Recently one of the older grad students, Kohei Kishida, explained his thesis project to me. He is writing on topological semantics for modal logic. I finally got a grasp on why topologies are good at or useful for representing verification. This came up because Kevin Kelly discusses it in his work connecting computability and the problem of induction. Neat stuff.

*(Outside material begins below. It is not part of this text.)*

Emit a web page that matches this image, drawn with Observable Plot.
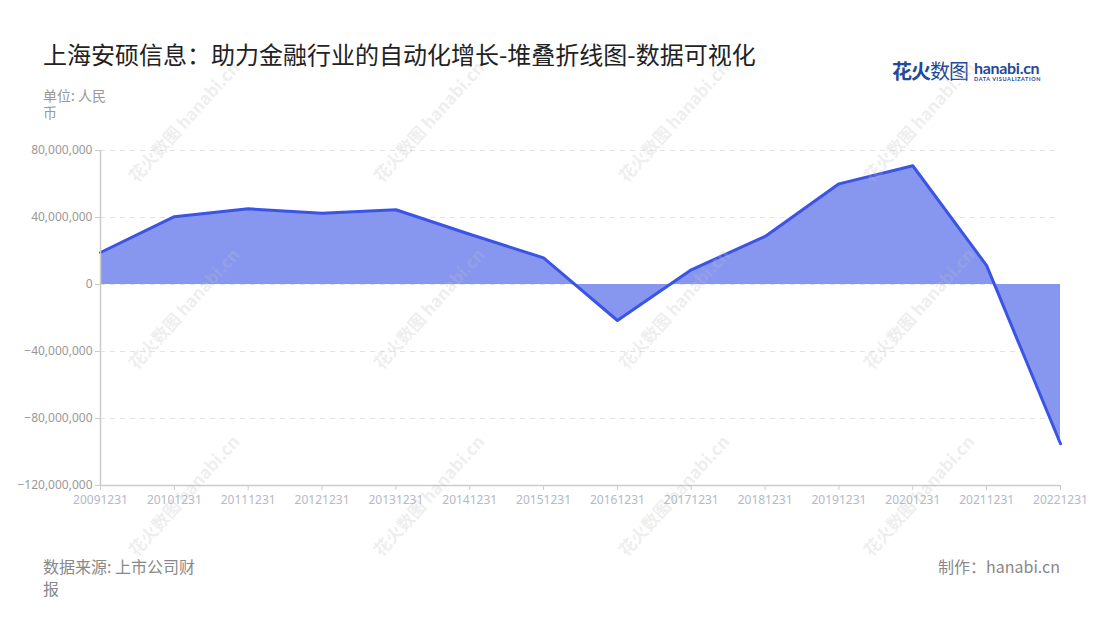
<!DOCTYPE html>
<html>
<head>
<meta charset="utf-8">
<script src="https://cdn.jsdelivr.net/npm/d3@7"></script>
<script src="https://cdn.jsdelivr.net/npm/@observablehq/plot@0.6"></script>
<style>
  html, body { margin: 0; padding: 0; background: #fff; }
  body { width: 1100px; height: 620px; position: relative; overflow: hidden;
         font-family: "Noto Sans CJK SC", "Noto Sans", sans-serif; }
  .title { position: absolute; left: 43px; top: 38px; font-size: 24px; line-height: 32px; color: #222; white-space: nowrap; }
  .unit { position: absolute; left: 43px; top: 87px; width: 72px; font-size: 14px; line-height: 17px; color: #999; }
  .source { position: absolute; left: 43px; top: 555px; width: 160px; font-size: 16px; line-height: 22px; color: #888; }
  .credit { position: absolute; right: 40px; top: 555px; font-size: 16px; line-height: 22px; color: #888; white-space: nowrap; }
  .logo { position: absolute; left: 892px; top: 58px; white-space: nowrap; color: #24489a; }
  .logo .cn { font-size: 20px; font-weight: 700; letter-spacing: -1px; vertical-align: top; line-height: 26px; }
  .logo .cn2 { font-weight: 400; }
  .logo .en { display: inline-block; margin-left: 6px; vertical-align: top; line-height: 14px; padding-top: 1px; }
  .logo .en b { display: block; font-family: "Lato", sans-serif; font-size: 16px; font-weight: 700; line-height: 17px; letter-spacing: -0.3px; }
  .logo .en i { display: block; font-style: normal; font-size: 5.5px; line-height: 7px; letter-spacing: 0.6px; font-family: "Lato", sans-serif; font-weight: 700; }
  #chart { position: absolute; left: 0; top: 130px; }
  .wm { position: absolute; font-size: 17px; font-weight: 700; color: rgba(190,190,190,0.25); white-space: nowrap;
        transform: translate(-50%, -50%) rotate(-48deg); pointer-events: none; }
</style>
</head>
<body>
<div class="title">上海安硕信息：助力金融行业的自动化增长-堆叠折线图-数据可视化</div>
<div class="unit">单位: 人民币</div>
<div class="logo"><span class="cn">花火<span class="cn2">数图</span></span><span class="en"><b>hanabi.cn</b><i>DATA VISUALIZATION</i></span></div>
<div id="chart"></div>
<div class="source">数据来源: 上市公司财报</div>
<div class="credit">制作：hanabi.cn</div>
<script>
const dates = ["20091231","20101231","20111231","20121231","20131231","20141231","20151231",
               "20161231","20171231","20181231","20191231","20201231","20211231","20221231"];
const values = [19100000, 40500000, 45200000, 42600000, 44600000, 30000000, 15900000,
                -21500000, 8800000, 28700000, 60100000, 70900000, 11300000, -95100000];
const yTicks = [-120000000, -80000000, -40000000, 0, 40000000, 80000000];

const data = dates.map((d, i) => ({date: d, value: values[i]}));

const fmt = d3.format(",");
const axisColor = "#cccccc";

const chart = Plot.plot({
  width: 1100,
  height: 400,
  marginTop: 20,
  marginBottom: 45,
  marginLeft: 100,
  marginRight: 40,
  style: {fontFamily: "'Noto Sans', 'Noto Sans CJK SC', sans-serif", fontSize: "12px", background: "transparent"},
  x: {type: "point", domain: dates, padding: 0, round: false},
  y: {domain: [-120000000, 80000000]},
  marks: [
    Plot.ruleY(yTicks.filter(t => t !== -120000000), {stroke: "#e3e3e3", strokeWidth: 1, strokeDasharray: "5,5"}),
    Plot.area(data, {x1: "date", y1: () => 0, y2: "value", fill: "#8797f0", fillOpacity: 1}),
    Plot.line(data, {x: "date", y: "value", stroke: "#3b54e6", strokeWidth: 3, strokeLinejoin: "round"}),
    Plot.ruleX([dates[0]], {y1: -120000000, y2: 80000000, stroke: axisColor, strokeWidth: 1.5}),
    Plot.ruleY([-120000000], {stroke: axisColor, strokeWidth: 1.5}),
    Plot.axisY({ticks: yTicks, tickFormat: fmt, tickSize: 5, tickPadding: 3, stroke: axisColor, fill: "#999", fontSize: 12, label: null}),
    Plot.axisX({tickSize: 5, tickPadding: 5, stroke: axisColor, fill: "#b4b8c8", fontSize: 12, label: null})
  ]
});
document.getElementById("chart").appendChild(chart);

// faint watermarks
const wmX = [183, 428, 673, 918];
const wmY = [121, 308, 495];
for (const y of wmY) for (const x of wmX) {
  const el = document.createElement("div");
  el.className = "wm";
  el.textContent = "花火数图 hanabi.cn";
  el.style.left = x + "px";
  el.style.top = y + "px";
  document.body.appendChild(el);
}
</script>
</body>
</html>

The definition of a topology T on a set X is: T is a collection of subsets of X, and (1) the empty set and X are in T, (2) T is closed under arbitrary unions, and (3) T is closed under finite intersection. The pair of X and T is called a topological space. It is really the third condition that makes topologies useful for representing verification. For example, suppose you have verifications (finite proofs or observations) of some formula for all natural numbers. Do you then have a proof of the universally quantified statement? Not if you plan on stringing all the proofs together, taking their conjunction. This will result in an infinitely long proof, but proofs are finite. To see the point in a different way, imagine propositions (in an appropriate topological space) as sets of worlds. Taking the conjunction of propositions is taking their union. Taking the conjunction of infinitely many propositions doesn’t guarantee that the conjunction will be in the topology since topologies are not closed under infinite intersection, just finite.

What Kohei pointed out was the following. Tarski and McKenzie proved an equivalence (I’m not sure what the appropriate description is exactly… interpretation? embedding?) between topologies with an interior operation int (a boolean algebra of some sort…) and S4 modal logic. E.g. int(A)\subseteq A is []\phi->\phi, int(A)\subseteq int(int(A)) []\phi->[][]\phi, X\subseteq int(X) is TRUE->[]TRUE, int(A)\cap int(B) \subseteq int(A \cap B) is []\phi & []\psi -> [](\phi & \psi), and so on for the rule of necessitation. But, there is an embedding of intuitionistic logic, which is fairly agreed upon to be good for representing finite proofs/observations in S4, and vice versa. One can give a topological semantics for S4 which models verification. One interesting thing is the relation between the topological semantics for S4 and the Kripke tree semantics for intuitionistic logic. Since we can translate between S4 and intuitionistic logic, we can just look at the structure of the semantics. It turns out that Kripke trees for intuitionistic logic translated to S4 are a certain kind of topological space, a Hausdorff space (I think that was the name), which are closed under arbitrary intersections. (I will double check this.) This means that topological semantics is more general than Kripke semantics. What is the import of this? I’ve unfortunately forgotten most of what Kohei told me, but he has done a lot of work with Steve Awodey generalizing this stuff to first-order logic. The exciting thing for me was the conceptual connection between verification and topology, which Kohei’s work made really clear.